Minimalismus ist die Reduktion auf das Wesentliche – im Kopf und im Umfeld.

Stefanie Adam, Lebenscoach

Für Weiss bedeutet Minimalismus sowohl eine Reduktion auf das Wesentliche als auch bewusster Konsum. „Das neue Polyesterkleid made in Bangladesh, das Auto, mit dem ich als Stadtbewohnerin sowieso nur im Stau stand, die Fernreise, um mir eine Auszeit nach all dem Arbeitsstress zu gönnen – alles kognitive Dissonanzen“, zählt sie auf.„Es tut gut, nicht mehr dauernd gegen mein Gewissen zu handeln.“ Als schmerzhaften Verzicht versteht sie ihren Lebensstil nicht – schließlich könne sie sich das, was sie brauche, auch leihen oder gebraucht kaufen. „Wenn es wirklich Nachteile hätte, so zu leben, würde ich das nicht tun“, stellt sie auch fest. „Klar würde ich auch ganz gern mal wieder ans Rote Meer fliegen, um dort zu tauchen“, ergänzt Weiss. „Aber es gibt so vieles, was ich von der Welt unbedingt sehen möchte – und für das ich nicht so viele Emissionen in die Welt setzen muss.
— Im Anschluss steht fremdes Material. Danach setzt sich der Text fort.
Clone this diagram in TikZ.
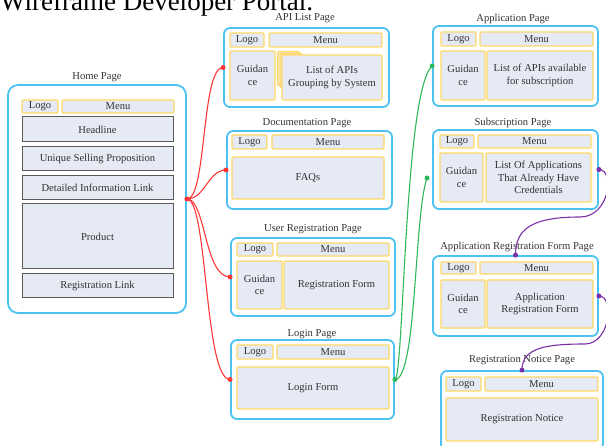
\documentclass[tikz,border=0pt]{standalone}
\usepackage{fontspec}
\setmainfont{Liberation Serif}
\usepackage{tikz}

\definecolor{pageblue}{HTML}{4CC2F1}
\definecolor{baryellow}{HTML}{FFD966}
\definecolor{boxfill}{HTML}{E5EAF5}
\definecolor{boxgray}{HTML}{5A5A5A}
\definecolor{inkgray}{HTML}{333333}
\definecolor{stackfill}{HTML}{F2E4BA}
\definecolor{linkred}{HTML}{FF3636}
\definecolor{linkgreen}{HTML}{2EB85C}
\definecolor{linkpurple}{HTML}{7A2FA6}

\newcommand{\lbl}{\fontsize{10.6}{12.4}\selectfont}

\tikzset{
  wh/.style 2 args={minimum width=#1pt, minimum height=#2pt},
  page/.style={draw=pageblue, line width=1.8pt, rounded corners=6pt, fill=white, inner sep=0pt},
  bar/.style={draw=baryellow, line width=1.2pt, fill=boxfill, rounded corners=1pt, inner sep=0pt,
    text=inkgray, font=\lbl, align=center},
  block/.style={draw=boxgray, line width=1pt, fill=boxfill, inner sep=0pt, text=inkgray, font=\lbl},
  ttl/.style={text=inkgray, font=\lbl, inner sep=0pt},
  conn/.style={draw=#1, line width=1.1pt},
  jdot/.style={circle, fill=#1, inner sep=0pt, minimum size=5pt}
}

\begin{document}
\begin{tikzpicture}[x=1pt, y=-1pt]
        \useasboundingbox (0,0) rectangle (606,446);
        \node[anchor=base west, inner sep=0pt, font=\fontsize{27}{30}\selectfont] (title) at (0,11) {Wireframe Developer Portal.};

        % home page
        \node[page, rounded corners=10pt, wh={178}{228}] (home) at (97,199) {};
        \node[ttl] (homeT) at (97,77) {Home Page};
        \node[bar, wh={36}{13}] (hLogo) at (40,106.5) {Logo};
        \node[bar, wh={112}{13}] (hMenu) at (118,106.5) {Menu};
        \node[block, wh={151}{25}] (headline) at (97.5,129.5) {Headline};
        \node[block, wh={151}{24}] (usp) at (97.5,159) {Unique Selling Proposition};
        \node[block, wh={151}{24}] (detail) at (97.5,188) {Detailed Information Link};
        \node[block, wh={151}{65}] (product) at (97.5,236.5) {Product};
        \node[block, wh={151}{24}] (regLink) at (97.5,286) {Registration Link};

        % api list page
        \node[page, wh={165}{79}] (apilist) at (306.5,67.5) {};
        \node[ttl] (apilistT) at (305,18) {API List Page};
        \node[bar, wh={34}{14}] (aLogo) at (247,40) {Logo};
        \node[bar, wh={113}{14}] (aMenu) at (325.5,40) {Menu};
        \node[bar, wh={45}{49}] (aGuide) at (252.5,75.5) {Guidan\\ce};
        \node[bar, fill=stackfill, wh={22}{34}, anchor=north west] (aStack1) at (277,51) {};
        \node[bar, fill=stackfill, wh={22}{34}, anchor=north west] (aStack2) at (279.5,53) {};
        \node[bar, wh={100}{45}] (aList) at (332,77.5) {List of APIs\\Grouping by System};

        % documentation page
        \node[page, wh={165}{78}] (doc) at (309.5,170) {};
        \node[ttl] (docT) at (307,123) {Documentation Page};
        \node[bar, wh={35}{14}] (dLogo) at (249.5,142) {Logo};
        \node[bar, wh={112}{14}] (dMenu) at (328,142) {Menu};
        \node[bar, wh={152}{42}] (faq) at (308,178) {FAQs};

        % user registration page
        \node[page, wh={164}{78}] (ureg) at (313,277) {};
        \node[ttl] (uregT) at (313,229) {User Registration Page};
        \node[bar, wh={36}{13}] (uLogo) at (255,249.5) {Logo};
        \node[bar, wh={112}{13}] (uMenu) at (333,249.5) {Menu};
        \node[bar, wh={45}{48}] (uGuide) at (259.5,285) {Guidan\\ce};
        \node[bar, wh={105}{48}] (uForm) at (336.5,285) {Registration Form};

        % login page
        \node[page, wh={163}{79}] (login) at (312.5,379.5) {};
        \node[ttl] (loginT) at (312,334) {Login Page};
        \node[bar, wh={36}{14}] (lLogo) at (255,352) {Logo};
        \node[bar, wh={112}{14}] (lMenu) at (333,352) {Menu};
        \node[bar, wh={152}{42}] (lForm) at (313,388) {Login Form};

        % application page
        \node[page, wh={165}{80}] (app) at (515.5,66) {};
        \node[ttl] (appT) at (513,19) {Application Page};
        \node[bar, wh={35}{14}] (pLogo) at (458.5,39) {Logo};
        \node[bar, wh={113}{14}] (pMenu) at (536.5,39) {Menu};
        \node[bar, wh={44}{49}] (pGuide) at (463,75.5) {Guidan\\ce};
        \node[bar, wh={106}{49}] (pList) at (540,75.5) {List of APIs available\\for subscription};

        % subscription page
        \node[page, wh={165}{79}] (sub) at (515.5,169.5) {};
        \node[ttl] (subT) at (513,123) {Subscription Page};
        \node[bar, wh={34}{13}] (sLogo) at (457,141.5) {Logo};
        \node[bar, wh={113}{13}] (sMenu) at (534.5,141.5) {Menu};
        \node[bar, wh={43}{49}] (sGuide) at (461.5,177.5) {Guidan\\ce};
        \node[bar, wh={105}{49}] (sList) at (538.5,177.5) {List Of Applications\\That Already Have\\Credentials};

        % application registration form page
        \node[page, wh={165}{80}] (arf) at (515.5,296) {};
        \node[ttl] (arfT) at (517,247) {Application Registration Form Page};
        \node[bar, wh={35}{12}] (fLogo) at (458.5,268) {Logo};
        \node[bar, wh={113}{12}] (fMenu) at (536.5,268) {Menu};
        \node[bar, wh={44}{48}] (fGuide) at (463,304) {Guidan\\ce};
        \node[bar, wh={106}{48}] (fForm) at (540,304) {Application\\Registration Form};

        % registration notice page
        \node[page, wh={162}{79}] (rn) at (522,410.5) {};
        \node[ttl] (rnT) at (522,360) {Registration Notice Page};
        \node[bar, wh={35}{14}] (rLogo) at (463.5,384) {Logo};
        \node[bar, wh={113}{14}] (rMenu) at (541.5,384) {Menu};
        \node[bar, wh={152}{43}] (notice) at (522,419.5) {Registration Notice};

        % links
        \coordinate (subIn) at (427,178);
        \draw[conn=linkred] (home.east) .. controls +(20,0) and +(-22,0) .. (apilist.west);
        \draw[conn=linkred] (home.east) .. controls +(18,0) and +(-18,0) .. (doc.west);
        \draw[conn=linkred] (home.east) .. controls +(19,0) and +(-26,0) .. (ureg.west);
        \draw[conn=linkred] (home.east) .. controls +(21,0) and +(-26,0) .. (login.west);
        \draw[conn=linkgreen] (login.east) .. controls +(9,0) and +(-28,25) .. (app.west);
        \draw[conn=linkgreen] (login.east) .. controls +(22,0) and +(-13,37) .. (subIn);
        \draw[conn=linkpurple] (sub.east) .. controls +(16,0) and +(30,0) .. (580,217)
              .. controls +(-50,0) and +(0,-25) .. (arf.north);
        \draw[conn=linkpurple] (arf.east) .. controls +(16,0) and +(25,0) .. (585,344)
              .. controls +(-40,0) and +(0,-22) .. (rn.north);

        \node[jdot=linkred] (r0) at (home.east) {};
        \node[jdot=linkred] (r1) at (apilist.west) {};
        \node[jdot=linkred] (r2) at (doc.west) {};
        \node[jdot=linkred] (r3) at (ureg.west) {};
        \node[jdot=linkred] (r4) at (login.west) {};
        \node[jdot=linkgreen] (g0) at (login.east) {};
        \node[jdot=linkgreen] (g1) at (app.west) {};
        \node[jdot=linkgreen] (g2) at (subIn) {};
        \node[jdot=linkpurple] (p0) at (sub.east) {};
        \node[jdot=linkpurple] (p1) at (arf.north) {};
        \node[jdot=linkpurple] (p2) at (arf.east) {};
        \node[jdot=linkpurple] (p3) at (rn.north) {};
      \end{tikzpicture}
\end{document}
Da fällt mir die Entscheidung nicht schwer.“

Kompromisse finden

Doch was tun, wenn sich nicht alle in einer Partnerschaft, in der Familie oder Wohngemeinschaft dem Minimalismus verschreiben wollen? „Leben mehrere Menschen unter einem Dach, macht es Sinn, sich zusammenzusetzen und zu besprechen, welche Bedürfnisse jeder einzelne an sein Zuhause hat und was für ihn persönlich dafür wichtig ist“, rät Expertin Adam. Hier gilt also: Keine Bewertung, denn jeder Mensch ist unterschiedlich. Im zweiten Schritt können dann Kompromisse gefunden werden.